Asia Times, May 17, 2011

BANGALORE - India's voters have once again proved that they will not be taken for granted. Of the four states and one union territory that went to the polls to elect state assemblies, in all but one - Assam - voters have dumped the ruling party/coalition.

Analysts had predicted that the result in Tamil Nadu would be close, that even if the ruling Dravida Munetra Kazhagam (DMK) lost, it would only be by a few seats. Pollsters predicted that Tamil voters were so addicted to freebies being extended to them by the DMK that they would ignore allegations of corruption (several DMK members of parliament are under investigation in the US$39 billion 2-G spectrum scam). They were proved wrong.

Sure, voters lapped up the liquor bottles and the wads of currency notes that came their way during the campaign. But on polling day, they punished the DMK, inflicting on the party its worst electoral defeat since 1991, when it got just two seats.
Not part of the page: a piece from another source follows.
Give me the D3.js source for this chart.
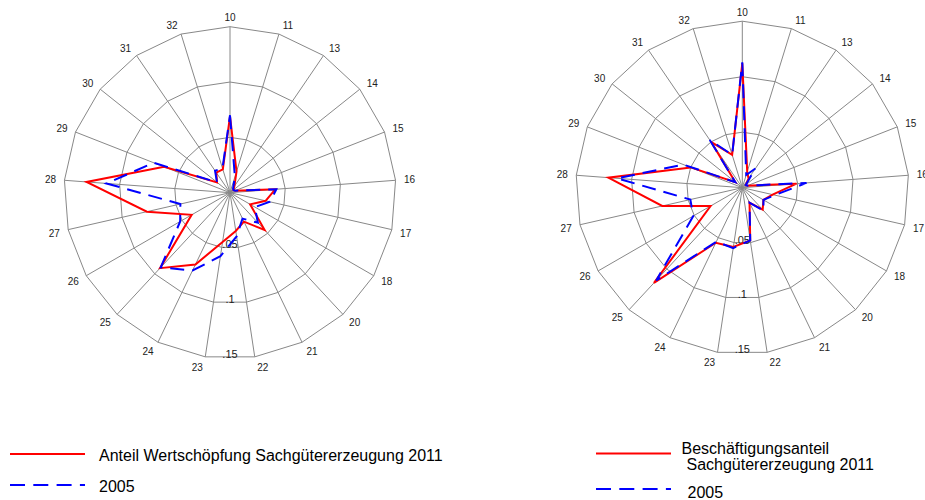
<!DOCTYPE html>
<html>
<head>
<meta charset="utf-8">
<script src="https://cdnjs.cloudflare.com/ajax/libs/d3/7.8.5/d3.min.js"></script>
<style>
	body { margin:0; background:#fff; }
	svg { display:block; font-family:"Liberation Sans", Arial, sans-serif; }
</style>
</head>
<body>
<svg id="chart" width="925" height="500"></svg>
<script>
// ÖNACE 2-digit sectors, clockwise from top
var categories = ['10','11','13','14','15','16','17','18','20','21','22','23','24','25','26','27','28','29','30','31','32'];

// share of value added in manufacturing
var wert2011 = [0.069,0.020,0.007,0.004,0.005,0.041,0.033,0.021,0.046,0.029,0.035,0.045,0.072,0.093,0.040,0.077,0.130,0.064,0.015,0.022,0.022];
var wert2005 = [0.070,0.015,0.005,0.004,0.005,0.042,0.037,0.026,0.037,0.026,0.040,0.058,0.078,0.092,0.052,0.046,0.112,0.074,0.015,0.024,0.023];

// share of employment in manufacturing
var besch2011 = [0.112,0.015,0.010,0.004,0.005,0.049,0.028,0.022,0.027,0.015,0.048,0.054,0.055,0.117,0.033,0.074,0.121,0.050,0.008,0.050,0.031];
var besch2005 = [0.113,0.012,0.021,0.004,0.005,0.058,0.030,0.022,0.028,0.015,0.048,0.055,0.054,0.114,0.051,0.048,0.113,0.057,0.008,0.052,0.031];

var ringTicks = [0.05, 0.1, 0.15];
var ringLabels = ['.05', '.1', '.15'];

var svg = d3.select('#chart');

function radar(cx, cy, R, s2011, s2005) {
	var n = categories.length
		, step = 2 * Math.PI / n
		, r = d3.scaleLinear().domain([0, 0.15]).range([0, R])
		, g = svg.append('g').attr('transform', 'translate(' + cx + ',' + cy + ')');

	var ring = d3.lineRadial()
		.angle(function(d, i) { return i * step; })
		.radius(function(d) { return r(d); })
		.curve(d3.curveLinearClosed);

	// rings
	ringTicks.forEach(function(t) {
		g.append('path')
			.attr('d', ring(categories.map(function() { return t; })))
			.attr('fill', 'none')
			.attr('stroke', '#888')
			.attr('stroke-width', 1);
	});

	// spokes
	g.selectAll('line.spoke')
		.data(categories)
		.enter().append('line')
			.attr('class', 'spoke')
			.attr('x1', 0)
			.attr('y1', 0)
			.attr('x2', function(d, i) { return Math.sin(i * step) * r(0.15); })
			.attr('y2', function(d, i) { return -Math.cos(i * step) * r(0.15); })
			.attr('stroke', '#888')
			.attr('stroke-width', 1);

	// category labels, pushed off the outer vertex
	g.selectAll('text.cat')
		.data(categories)
		.enter().append('text')
			.attr('class', 'cat')
			.text(function(d) { return d; })
			.attr('x', function(d, i) {
				var s = Math.sin(i * step);
				var dx = Math.abs(s) < 1e-6 ? 0 : Math.sign(s) * (7 + 7 * Math.abs(s));
				return s * r(0.15) + dx;
			})
			.attr('y', function(d, i) {
				var c = Math.cos(i * step);
				return -c * r(0.15) - c * 9 + (c < 0 ? 1.5 : 0);
			})
			.attr('text-anchor', 'middle')
			.attr('dominant-baseline', 'central')
			.attr('font-size', 10)
			.attr('fill', '#222');

	// ring values under the bottom edge
	g.selectAll('text.tick')
		.data(ringTicks)
		.enter().append('text')
			.attr('class', 'tick')
			.text(function(d, i) { return ringLabels[i]; })
			.attr('x', 0)
			.attr('y', function(d) { return r(d) * Math.cos(step / 2) + 1; })
			.attr('text-anchor', 'middle')
			.attr('font-size', 11)
			.attr('fill', '#222');

	g.append('path')
		.attr('d', ring(s2011))
		.attr('fill', 'none')
		.attr('stroke', '#ff0000')
		.attr('stroke-width', 2)
		.attr('stroke-linejoin', 'miter');
	g.append('path')
		.attr('d', ring(s2005))
		.attr('fill', 'none')
		.attr('stroke', '#0000ff')
		.attr('stroke-width', 2)
		.attr('stroke-dasharray', '14,8');
}

function legend(x, y1, y2, lines, textX, textX2) {
	svg.append('line')
		.attr('x1', x).attr('x2', x + 75)
		.attr('y1', y1).attr('y2', y1)
		.attr('stroke', '#ff0000')
		.attr('stroke-width', 2);
	svg.append('line')
		.attr('x1', x).attr('x2', x + 75)
		.attr('y1', y2).attr('y2', y2)
		.attr('stroke', '#0000ff')
		.attr('stroke-width', 2)
		.attr('stroke-dasharray', '15,8.3');
	lines.forEach(function(l) {
		svg.append('text')
			.text(l.t)
			.attr('x', l.x)
			.attr('y', l.y)
			.attr('font-size', 16)
			.attr('fill', '#000');
	});
}

radar(230, 192.7, 166, wert2011, wert2005);
radar(742.3, 187.7, 166.5, besch2011, besch2005);

legend(10, 454, 485, [
	{t:'Anteil Wertschöpfung Sachgütererzeugung 2011', x:99, y:461},
	{t:'2005', x:99, y:492}
]);
legend(596, 453.5, 489, [
	{t:'Beschäftigungsanteil', x:681.5, y:454},
	{t:'Sachgütererzeugung 2011', x:686.5, y:470},
	{t:'2005', x:687.5, y:497.5}
]);
</script>
</body>
</html>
If in Tamil Nadu it was corruption that triggered defeat, in West Bengal it was the ruling Left Front's arrogance and alienation from the common man. There, voters to put an end to 34 years of communist rule and voted in the Trinamool Congress, local ally of the national ruling Congress party. The left's defeat was expected. It had lost touch with the masses and the Bengalis wanted change. The Left Front's aligning with big capital against the rural poor sealed their fate.